Hizkia menambahkan, toleransi kerukunan antarumat beragama di Tanah Papua merupakan nilai penting yang patut dijaga. Pasalnya, sikap saling menghormati agama yang dianut oleh setiap masyarakat menjadi dasar untuk mengembangkan konsep dasar persaudaraan.

Dengan landasan toleransi, kesadaran warga untuk menghargai, menghormati, membiarkan, dan memiliki pendirian, pandangan, keyakinan, serta kepercayaan, akan tumbuh.

“Bahkan, nilai toleransi akan memberikan ruang bagi pelaksana kebiasaan, perilaku, dan praktik keagamaan orang lain yang berbeda kepercayaan,” tambahnya.

Ia menegaskan bahwa pembangunan Masjid Tua Patimburak merupakan salah satu simbol toleransi yang terajut di sana.

Dari segi bentuk bangunan, misalnya, terlihat kubah menyerupai model atap gereja-gereja di Eropa. Bentuk ventilasi dan pilar bangunan juga dibuat seperti bangunan kolonial.

Keberadaan tiga pintu di sisi utara, selatan, dan timur masjid, ia menjelaskan sebagai lambang keberadaan tiga agama di Fakfak.

Hal itu diamini cucu Raja Pertuanan Wertuar, Moi Kuda. Moi mengatakan, arsitektur bangunan masjid yang dibangun oleh Raja Pertuanan Wertuar pada 1870 itu terbilang unik karena merupakan perpaduan bentuk antara masjid dan gereja.

“Bentuk bangunan masjid tersebut mengandung arti bahwa umat beragama di Fakfak tidak bisa dipisahkan. Kami berharap, melalui simbol yang menjadi ciri khas pada Masjid Patimburak itu, masyarakat dari tiga agama, yaitu Islam, Kristen, dan Katolik, (di Papua) selalu hidup rukun,” kata Moi.

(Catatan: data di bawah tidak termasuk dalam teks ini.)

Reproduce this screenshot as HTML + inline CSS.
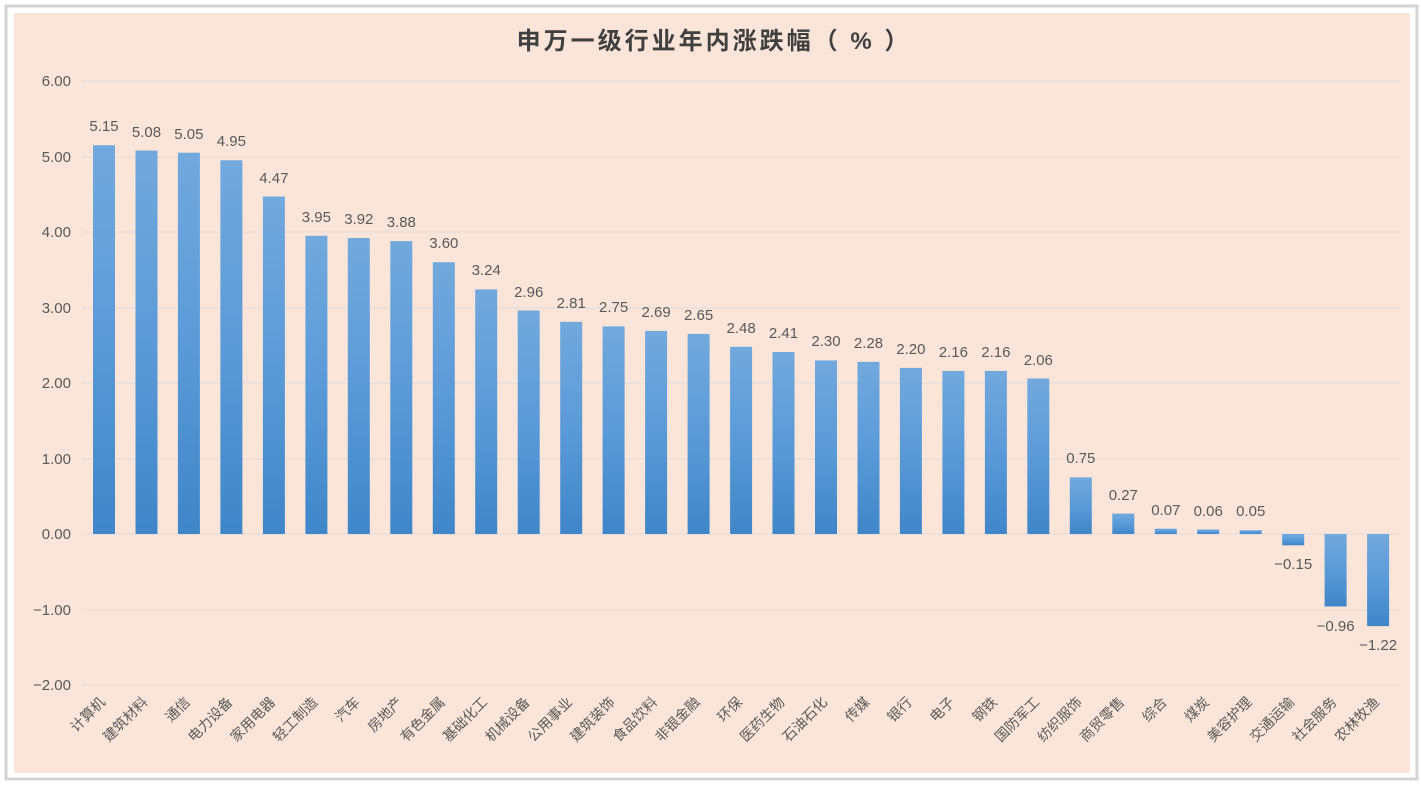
<!DOCTYPE html>
<html><head><meta charset="utf-8"><style>
body{margin:0;background:#fff;}
svg{display:block;font-family:"Liberation Sans","Noto Sans CJK SC",sans-serif;}
</style></head><body>
<svg width="1421" height="787" viewBox="0 0 1421 787">
<defs><linearGradient id="g" x1="0" y1="0" x2="0" y2="1"><stop offset="0" stop-color="#72a9dd"/><stop offset="0.5" stop-color="#5b9ad8"/><stop offset="1" stop-color="#3f86c8"/></linearGradient></defs>
<rect x="6" y="6" width="1411" height="773" fill="#fff" stroke="#d4d4d4" stroke-width="3"/>
<rect x="14" y="13" width="1396" height="760" fill="#fae5d8"/>
<text x="714" y="49" text-anchor="middle" font-size="24" font-weight="bold" fill="#404040" letter-spacing="3">申万一级行业年内涨跌幅（ % ）</text>
<g stroke="#e6dfdc" stroke-width="1.5">
<line x1="82" x2="1400" y1="81" y2="81"/><line x1="82" x2="1400" y1="157" y2="157"/><line x1="82" x2="1400" y1="232" y2="232"/><line x1="82" x2="1400" y1="308" y2="308"/><line x1="82" x2="1400" y1="383" y2="383"/><line x1="82" x2="1400" y1="459" y2="459"/><line x1="82" x2="1400" y1="534" y2="534"/><line x1="82" x2="1400" y1="610" y2="610"/><line x1="82" x2="1400" y1="685" y2="685"/>
</g>
<g font-size="15" fill="#595959" text-anchor="end">
<text x="71" y="86">6.00</text><text x="71" y="162">5.00</text><text x="71" y="237">4.00</text><text x="71" y="313">3.00</text><text x="71" y="388">2.00</text><text x="71" y="464">1.00</text><text x="71" y="539">0.00</text><text x="71" y="615">−1.00</text><text x="71" y="690">−2.00</text>
</g>
<g fill="url(#g)">
<rect x="93" y="145.2" width="22" height="388.8"/>
<rect x="135.5" y="150.5" width="22" height="383.5"/>
<rect x="177.9" y="152.7" width="22" height="381.3"/>
<rect x="220.4" y="160.3" width="22" height="373.7"/>
<rect x="262.9" y="196.5" width="22" height="337.5"/>
<rect x="305.4" y="235.8" width="22" height="298.2"/>
<rect x="347.8" y="238" width="22" height="296"/>
<rect x="390.3" y="241.1" width="22" height="292.9"/>
<rect x="432.8" y="262.2" width="22" height="271.8"/>
<rect x="475.2" y="289.4" width="22" height="244.6"/>
<rect x="517.7" y="310.5" width="22" height="223.5"/>
<rect x="560.2" y="321.8" width="22" height="212.2"/>
<rect x="602.6" y="326.4" width="22" height="207.6"/>
<rect x="645.1" y="330.9" width="22" height="203.1"/>
<rect x="687.6" y="333.9" width="22" height="200.1"/>
<rect x="730.1" y="346.8" width="22" height="187.2"/>
<rect x="772.5" y="352" width="22" height="182"/>
<rect x="815" y="360.4" width="22" height="173.6"/>
<rect x="857.5" y="361.9" width="22" height="172.1"/>
<rect x="899.9" y="367.9" width="22" height="166.1"/>
<rect x="942.4" y="370.9" width="22" height="163.1"/>
<rect x="984.9" y="370.9" width="22" height="163.1"/>
<rect x="1027.3" y="378.5" width="22" height="155.5"/>
<rect x="1069.8" y="477.4" width="22" height="56.6"/>
<rect x="1112.3" y="513.6" width="22" height="20.4"/>
<rect x="1154.8" y="528.7" width="22" height="5.3"/>
<rect x="1197.2" y="529.5" width="22" height="4.5"/>
<rect x="1239.7" y="530.2" width="22" height="3.8"/>
<rect x="1282.2" y="534" width="22" height="11.3"/>
<rect x="1324.6" y="534" width="22" height="72.5"/>
<rect x="1367.1" y="534" width="22" height="92.1"/>
</g>
<g font-size="15" fill="#595959" text-anchor="middle">
<text x="104" y="131">5.15</text><text x="146.5" y="137">5.08</text><text x="188.9" y="139">5.05</text><text x="231.4" y="146">4.95</text><text x="273.9" y="183">4.47</text><text x="316.4" y="222">3.95</text><text x="358.8" y="224">3.92</text><text x="401.3" y="227">3.88</text><text x="443.8" y="248">3.60</text><text x="486.2" y="275">3.24</text><text x="528.7" y="297">2.96</text><text x="571.2" y="308">2.81</text><text x="613.6" y="312">2.75</text><text x="656.1" y="317">2.69</text><text x="698.6" y="320">2.65</text><text x="741.1" y="333">2.48</text><text x="783.5" y="338">2.41</text><text x="826" y="346">2.30</text><text x="868.5" y="348">2.28</text><text x="910.9" y="354">2.20</text><text x="953.4" y="357">2.16</text><text x="995.9" y="357">2.16</text><text x="1038.3" y="365">2.06</text><text x="1080.8" y="463">0.75</text><text x="1123.3" y="500">0.27</text><text x="1165.8" y="515">0.07</text><text x="1208.2" y="516">0.06</text><text x="1250.7" y="516">0.05</text><text x="1293.2" y="569">−0.15</text><text x="1335.6" y="631">−0.96</text><text x="1378.1" y="650">−1.22</text>
</g>
<g font-size="14" fill="#595959" text-anchor="end">
<text transform="translate(106,703) rotate(-45)">计算机</text>
<text transform="translate(148.5,703) rotate(-45)">建筑材料</text>
<text transform="translate(190.9,703) rotate(-45)">通信</text>
<text transform="translate(233.4,703) rotate(-45)">电力设备</text>
<text transform="translate(275.9,703) rotate(-45)">家用电器</text>
<text transform="translate(318.4,703) rotate(-45)">轻工制造</text>
<text transform="translate(360.8,703) rotate(-45)">汽车</text>
<text transform="translate(403.3,703) rotate(-45)">房地产</text>
<text transform="translate(445.8,703) rotate(-45)">有色金属</text>
<text transform="translate(488.2,703) rotate(-45)">基础化工</text>
<text transform="translate(530.7,703) rotate(-45)">机械设备</text>
<text transform="translate(573.2,703) rotate(-45)">公用事业</text>
<text transform="translate(615.6,703) rotate(-45)">建筑装饰</text>
<text transform="translate(658.1,703) rotate(-45)">食品饮料</text>
<text transform="translate(700.6,703) rotate(-45)">非银金融</text>
<text transform="translate(743.1,703) rotate(-45)">环保</text>
<text transform="translate(785.5,703) rotate(-45)">医药生物</text>
<text transform="translate(828,703) rotate(-45)">石油石化</text>
<text transform="translate(870.5,703) rotate(-45)">传媒</text>
<text transform="translate(912.9,703) rotate(-45)">银行</text>
<text transform="translate(955.4,703) rotate(-45)">电子</text>
<text transform="translate(997.9,703) rotate(-45)">钢铁</text>
<text transform="translate(1040.3,703) rotate(-45)">国防军工</text>
<text transform="translate(1082.8,703) rotate(-45)">纺织服饰</text>
<text transform="translate(1125.3,703) rotate(-45)">商贸零售</text>
<text transform="translate(1167.8,703) rotate(-45)">综合</text>
<text transform="translate(1210.2,703) rotate(-45)">煤炭</text>
<text transform="translate(1252.7,703) rotate(-45)">美容护理</text>
<text transform="translate(1295.2,703) rotate(-45)">交通运输</text>
<text transform="translate(1337.6,703) rotate(-45)">社会服务</text>
<text transform="translate(1380.1,703) rotate(-45)">农林牧渔</text>
</g>
</svg>
</body></html>
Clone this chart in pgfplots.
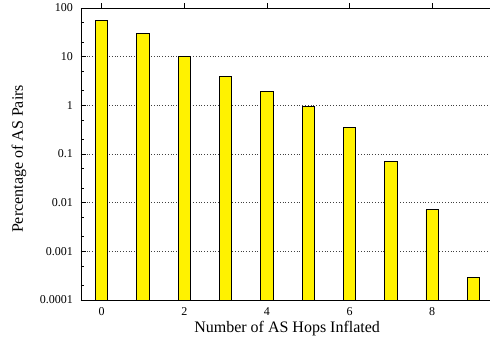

Sementara itu, pengurus Forum Kerukunan Umat Beragama Provinsi Papua, tokoh lintas agama, akademisi, dan berbagai unsur pejabat di Papua berkomitmen untuk menjaga dan mempertahankan “Papua Tanah Damai”.

Berbagai unsur rasisme yang berkembang di masyarakat Indonesia pun patut dikesampingkan demi menjaga nilai keberagaman.

Uskup Jayapura Leo Laba Ladjar juga mengimbau seluruh pihak untuk membangun komunitas basis.

“Bukan sesuku, tetapi yang berdekatan. Rukun dulu, bangun kerukunan. Kerukunan dan kedamaian jangan hanya membatasi diri pada satu agama atau suku, tapi pada siapa pun yang membutuhkan," kata Leo.